Lo schema elaborato negli scritti politici di Gemisto (e poi dei suoi allievi, tra cui Bessarione), era solo apparentemente utopistico. Ogni particolare, alla sua scuola, veniva studiato in modo concreto, avendo sotto gli occhi non solo o non tanto i dialoghi di Platone, quanto l’economia, la strategia e la legislazione bizantina. L’accademia di Mistrà era un laboratorio di analisi politica in cui operavano i migliori cervelli di Bisanzio e i documenti operativi inviati ai governanti proponevano riforme concrete e in alcuni casi autenticamente illuminate. Un grande storico russo, Aleksandr Vasilev, è arrivato a paragonare le opinioni politiche della scuola di Mistrà a quelle di Rousseau e di Saint-Simon.
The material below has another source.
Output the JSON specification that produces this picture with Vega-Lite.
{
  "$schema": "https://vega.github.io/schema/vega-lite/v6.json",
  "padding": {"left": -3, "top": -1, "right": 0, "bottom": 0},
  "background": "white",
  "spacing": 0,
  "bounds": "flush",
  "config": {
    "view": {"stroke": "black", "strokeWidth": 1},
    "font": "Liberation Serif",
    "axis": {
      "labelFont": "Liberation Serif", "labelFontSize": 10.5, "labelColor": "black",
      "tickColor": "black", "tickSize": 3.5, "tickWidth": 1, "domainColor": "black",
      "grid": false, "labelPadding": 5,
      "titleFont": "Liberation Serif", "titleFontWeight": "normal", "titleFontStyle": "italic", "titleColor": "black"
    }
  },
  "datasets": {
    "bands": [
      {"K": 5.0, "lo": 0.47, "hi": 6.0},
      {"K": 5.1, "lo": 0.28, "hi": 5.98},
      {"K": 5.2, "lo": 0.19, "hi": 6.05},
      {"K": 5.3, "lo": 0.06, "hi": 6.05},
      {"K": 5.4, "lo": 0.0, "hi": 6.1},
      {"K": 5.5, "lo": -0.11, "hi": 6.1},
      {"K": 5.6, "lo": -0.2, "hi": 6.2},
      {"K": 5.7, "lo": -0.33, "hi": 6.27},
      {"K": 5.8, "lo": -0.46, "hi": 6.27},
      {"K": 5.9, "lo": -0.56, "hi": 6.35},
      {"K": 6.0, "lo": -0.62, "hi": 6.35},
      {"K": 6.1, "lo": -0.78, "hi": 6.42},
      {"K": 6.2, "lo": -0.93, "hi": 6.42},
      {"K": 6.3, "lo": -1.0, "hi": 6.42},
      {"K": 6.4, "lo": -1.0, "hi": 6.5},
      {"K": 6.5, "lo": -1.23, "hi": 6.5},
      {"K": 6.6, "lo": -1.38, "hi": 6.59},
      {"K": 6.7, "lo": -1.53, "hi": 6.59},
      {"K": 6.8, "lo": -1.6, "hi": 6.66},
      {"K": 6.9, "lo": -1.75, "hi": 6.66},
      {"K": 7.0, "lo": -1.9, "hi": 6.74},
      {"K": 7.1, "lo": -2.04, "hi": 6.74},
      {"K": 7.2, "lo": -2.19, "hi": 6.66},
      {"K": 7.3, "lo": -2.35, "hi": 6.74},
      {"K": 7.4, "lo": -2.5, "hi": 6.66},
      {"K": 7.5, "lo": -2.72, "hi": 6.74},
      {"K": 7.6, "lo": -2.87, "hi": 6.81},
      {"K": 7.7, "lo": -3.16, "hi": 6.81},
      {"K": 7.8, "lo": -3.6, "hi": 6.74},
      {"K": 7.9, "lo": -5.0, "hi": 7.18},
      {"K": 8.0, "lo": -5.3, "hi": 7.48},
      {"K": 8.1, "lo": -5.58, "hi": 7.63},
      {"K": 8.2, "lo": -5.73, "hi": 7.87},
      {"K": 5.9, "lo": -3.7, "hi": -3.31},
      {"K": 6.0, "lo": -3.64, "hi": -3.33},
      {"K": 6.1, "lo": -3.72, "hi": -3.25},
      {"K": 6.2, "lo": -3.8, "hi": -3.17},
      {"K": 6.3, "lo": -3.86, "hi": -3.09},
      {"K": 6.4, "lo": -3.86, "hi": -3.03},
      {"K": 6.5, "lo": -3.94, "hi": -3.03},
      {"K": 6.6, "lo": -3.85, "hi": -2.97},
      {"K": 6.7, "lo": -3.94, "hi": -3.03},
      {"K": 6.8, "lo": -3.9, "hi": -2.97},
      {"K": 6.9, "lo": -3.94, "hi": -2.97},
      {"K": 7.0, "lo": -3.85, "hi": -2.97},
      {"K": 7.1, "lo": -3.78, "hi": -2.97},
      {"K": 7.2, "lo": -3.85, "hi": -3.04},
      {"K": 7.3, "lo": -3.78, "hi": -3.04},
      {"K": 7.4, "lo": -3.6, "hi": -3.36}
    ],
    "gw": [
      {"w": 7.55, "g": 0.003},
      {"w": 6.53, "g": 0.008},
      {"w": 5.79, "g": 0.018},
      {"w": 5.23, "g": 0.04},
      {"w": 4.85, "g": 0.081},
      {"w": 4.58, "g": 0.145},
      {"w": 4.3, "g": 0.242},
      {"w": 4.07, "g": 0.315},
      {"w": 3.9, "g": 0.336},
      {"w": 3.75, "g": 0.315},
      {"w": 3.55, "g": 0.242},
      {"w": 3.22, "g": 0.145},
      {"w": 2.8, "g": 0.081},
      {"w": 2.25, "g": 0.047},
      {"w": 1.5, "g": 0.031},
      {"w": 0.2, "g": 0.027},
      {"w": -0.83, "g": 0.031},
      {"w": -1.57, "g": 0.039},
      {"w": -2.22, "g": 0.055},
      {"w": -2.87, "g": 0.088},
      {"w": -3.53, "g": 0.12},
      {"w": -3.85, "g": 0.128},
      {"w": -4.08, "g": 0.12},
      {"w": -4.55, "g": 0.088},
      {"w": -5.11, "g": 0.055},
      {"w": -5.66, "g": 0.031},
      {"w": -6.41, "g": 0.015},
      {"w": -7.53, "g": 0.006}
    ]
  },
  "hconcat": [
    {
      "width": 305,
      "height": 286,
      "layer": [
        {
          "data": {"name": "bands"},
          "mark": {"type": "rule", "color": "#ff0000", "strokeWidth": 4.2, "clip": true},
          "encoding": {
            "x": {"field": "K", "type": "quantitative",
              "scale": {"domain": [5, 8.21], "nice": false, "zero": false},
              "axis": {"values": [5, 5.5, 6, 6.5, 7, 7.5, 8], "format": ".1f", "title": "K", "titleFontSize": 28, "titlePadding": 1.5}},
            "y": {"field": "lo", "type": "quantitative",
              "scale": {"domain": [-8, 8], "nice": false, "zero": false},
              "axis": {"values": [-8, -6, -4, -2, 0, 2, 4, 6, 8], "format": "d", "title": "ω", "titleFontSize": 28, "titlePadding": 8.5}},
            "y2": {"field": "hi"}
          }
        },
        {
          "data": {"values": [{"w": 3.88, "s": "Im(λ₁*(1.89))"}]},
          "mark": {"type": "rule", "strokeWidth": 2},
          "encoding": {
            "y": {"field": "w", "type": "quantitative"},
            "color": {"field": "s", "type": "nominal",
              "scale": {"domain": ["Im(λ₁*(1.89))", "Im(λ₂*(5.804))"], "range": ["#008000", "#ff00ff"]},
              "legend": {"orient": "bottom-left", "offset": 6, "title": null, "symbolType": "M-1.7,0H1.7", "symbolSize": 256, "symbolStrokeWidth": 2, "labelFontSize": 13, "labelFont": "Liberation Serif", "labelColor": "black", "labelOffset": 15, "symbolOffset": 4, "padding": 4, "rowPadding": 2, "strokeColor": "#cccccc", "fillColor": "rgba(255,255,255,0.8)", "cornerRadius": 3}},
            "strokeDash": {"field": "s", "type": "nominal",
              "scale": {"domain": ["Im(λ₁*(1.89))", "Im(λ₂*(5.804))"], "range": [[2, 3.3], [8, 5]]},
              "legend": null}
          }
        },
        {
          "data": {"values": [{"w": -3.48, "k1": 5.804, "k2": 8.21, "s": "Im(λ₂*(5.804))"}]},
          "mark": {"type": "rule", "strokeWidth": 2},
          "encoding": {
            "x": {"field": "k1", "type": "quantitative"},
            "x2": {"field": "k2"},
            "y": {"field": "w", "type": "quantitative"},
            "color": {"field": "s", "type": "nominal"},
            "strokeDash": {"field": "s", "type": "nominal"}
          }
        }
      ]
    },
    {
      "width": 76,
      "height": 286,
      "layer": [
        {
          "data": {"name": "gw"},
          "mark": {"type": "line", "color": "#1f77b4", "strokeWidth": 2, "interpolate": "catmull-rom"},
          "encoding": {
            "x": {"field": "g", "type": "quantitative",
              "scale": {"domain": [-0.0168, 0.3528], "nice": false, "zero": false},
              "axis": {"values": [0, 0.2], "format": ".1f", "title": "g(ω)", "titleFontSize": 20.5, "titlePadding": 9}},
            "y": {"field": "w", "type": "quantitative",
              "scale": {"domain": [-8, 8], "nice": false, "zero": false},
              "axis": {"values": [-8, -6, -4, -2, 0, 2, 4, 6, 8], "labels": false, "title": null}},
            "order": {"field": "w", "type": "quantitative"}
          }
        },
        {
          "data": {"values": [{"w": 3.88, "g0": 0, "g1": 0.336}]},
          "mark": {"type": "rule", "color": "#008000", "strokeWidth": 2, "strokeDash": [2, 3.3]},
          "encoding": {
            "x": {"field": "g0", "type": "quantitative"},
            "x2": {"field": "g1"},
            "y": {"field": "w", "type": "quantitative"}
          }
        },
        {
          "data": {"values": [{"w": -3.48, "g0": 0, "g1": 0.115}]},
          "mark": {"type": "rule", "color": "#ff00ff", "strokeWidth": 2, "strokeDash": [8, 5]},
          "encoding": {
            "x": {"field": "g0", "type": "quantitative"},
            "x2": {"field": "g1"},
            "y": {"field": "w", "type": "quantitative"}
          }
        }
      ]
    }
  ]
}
Il pensiero di Pletone «realizza il primo tentativo moderno di sviluppare una politica basata su princìpi filosofici», spiega oggi Moreno Neri, suo massimo studioso vivente, nel consegnarci per la prima volta i testi che Gemisto scrisse di suo pugno e indirizzò ai sovrani suoi interlocutori — il lungimirante basileus di Costantinopoli Manuele II Paleologo, suo figlio, il despota di Mistrà Teodoro II, il di lui fratello e successore Demetrio (Giorgio Gemisto Pletone, Siamo Elleni. Scritti politici. Testo greco a fronte. Saggio introduttivo, traduzione, note e apparati di Moreno Neri, Mimesis, 623 pp., € 36,10). L’impeccabile traduzione italiana e il monumentale commento sono preceduti da una monografia di quasi duecentocinquanta pagine che non solo illustra con metodo e limpidezza il Pletone politico, ma delinea anche l’intera, vertiginosa personalità del pensatore «più venerato e più esecrato della sua epoca», che fu maestro di Ficino e gran maestro del platonismo globale (ellenico, giudaico-cristiano, islamico), che ne importò gli insegnamenti in occidente e ne sparse i semi perché fiorisse in quello che chiamiamo “il” rinascimento — ultima, in realtà, delle rinascenze bizantine. Neri colma una lacuna aperta almeno dai tempi in cui a tradurre il tardissimo, arcaizzante e tempestoso greco di Pletone si cimentò il primo bizantinista italiano: Giacomo Leopardi.